After multiple top teams relying on a sixth player in 2020, the trend in pro Counter-Strike seems to be headed in the opposite direction in 2021.
The basic stuff: form and injury
What’s the worth of a substitute as we stumble out of the online era? There are multiple factors to consider as there are tangible benefits to having them even in the current landscape. Let’s get the low-hanging fruit out of the way: if you have a competent player on the bench, you don’t have to tolerate a stinker of a performance from one of your stars. All too often, a pro can coast on past performances and reputation until the situation becomes intolerable and they get benched for good.
Competition ensures that you can always keep away the overall performance levels away from rock bottom, that you don’t have to rely on your coach as a stand-in to play as a glorified 4v5 and can also serve as added motivation for an underperforming player to pick up the pace before it’s too late. These are standard dynamics in traditional sports – and indeed, in a game like Overwatch –, and a wider range of options serve as an objective upgrade as long as the quality of the players is right.
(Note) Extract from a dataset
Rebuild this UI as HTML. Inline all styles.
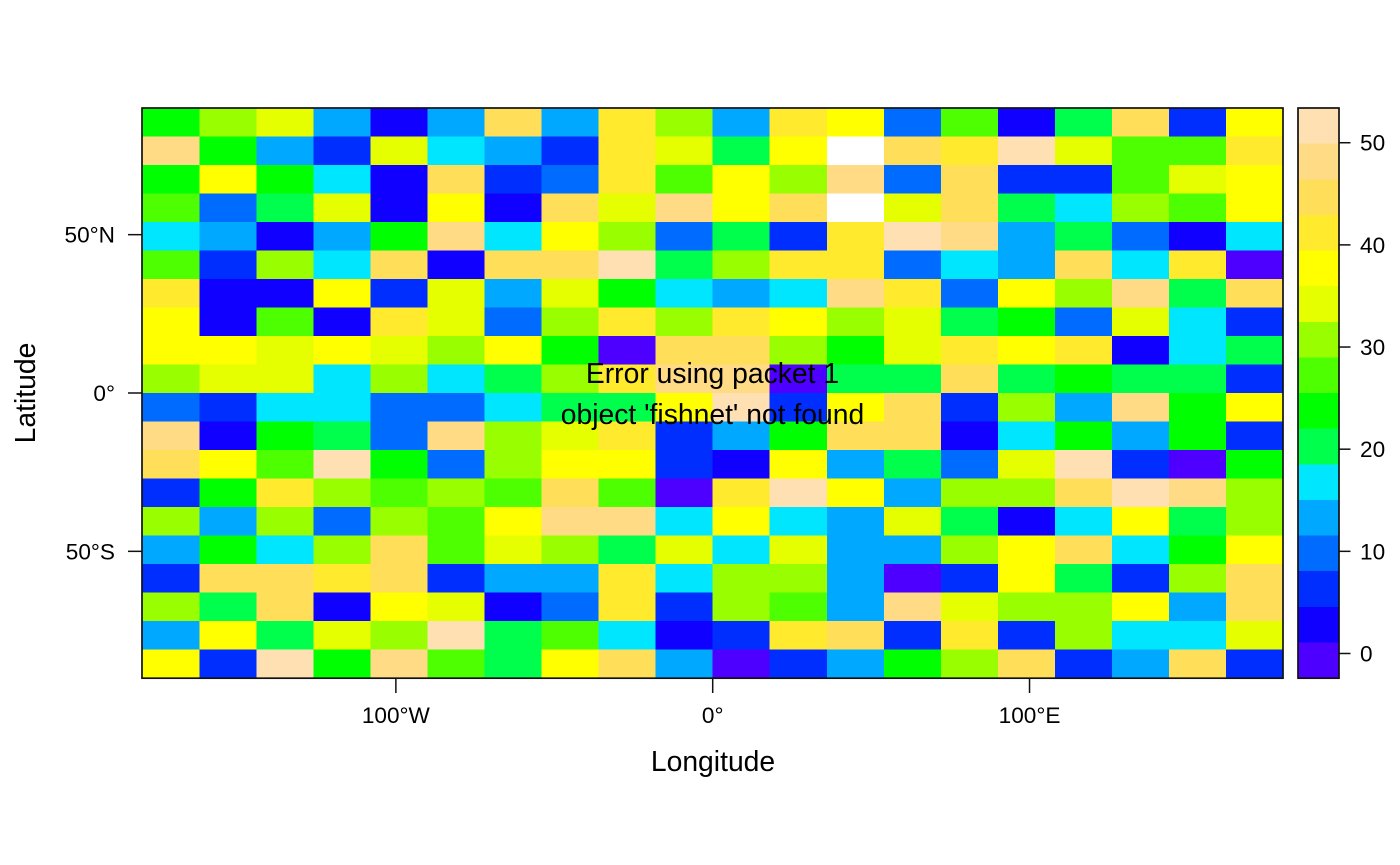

Mid-match substitutions could also help you salvage the second or the third map when and if someone is really struggling to perform early on in a series. There’s no law in CS that says you have to carry a passenger on all maps. Right now, subs are seen as specialist options for individual roles on specific maps – we’re nowhere near the point where a sixth player is invoked as a strategic choice against an opponent in the middle of a close-fought match.
Slow-motion roster moves
The presence of a substitute also seems to have enabled a more gradual way of phasing out an underperforming player from a squad. Be it Egor “flamie” Vasilyev in Natus Vincere or Cédric “RpK” Guipoy in Vitality, the chance to still keep them around for the odd map or two where they can still excel in their roles can make it easier to blood youngsters and ensure continuity.
This could especially be effective with in-game leaders: returning to Na’Vi as an example, Danylo “Zeus” Teslenko’s grooming of Kirill “Boombl4” Mikhailov as his successor could have been a whole lot smoother had they spent more time together in the squad but less on the servers. An approach like this would only make sense with a zonic-like coach or a GM with unquestioned authority organizing the squad, benching and returning players to the active squad based on specific short-term goals. As long as the players organize themselves by committee, the mere presence of survival instincts will inevitably limit the impact of any substitute in CS:GO.
Controlling the market
This is perhaps not as much of an argument in the current economic climate when COVID squeezed the margins across every industry while VC groups are inflating player prices in esports like there’s no tomorrow, but the ability to nail down two or three important players as part of a wider bench instead of having to compete against them in the servers as part of a rival team could help top dogs maintain their dominance for a longer time, Bayern Munich-style.
The German superclub is well-known for signing their close rivals’ most important players over and over again, keeping up the steady stream of titles and prestige which make them an attractive destination for these players to begin with. A competent and well-funded org could do just the same in CS:GO.
Ultimately, the real potential strategic depth of a larger roster has not yet been fulfilled by anyone in the CS:GO scene. Astralis’ fabled seven-player roster turned out to be more of a marketing meme than reality, and we haven’t yet seen strategic counter-moves based on substitutions so far in CS. Mostly, it’s been just the one-off occasions for individual maps, like keeping flamie around for Ramp on Nuke or bringing in Nabil “Nivera” Benrlitom for Inferno or Dust 2.
However, the veil has been pierced and we may yet see a return to this approach later down the line: if it makes sense in every traditional sport and managers find tangible advantages in maintaining a roster that is larger than the core squad, it seems ridiculous to suggest that this won’t be the case in esports across the board at some unspecified point in the future.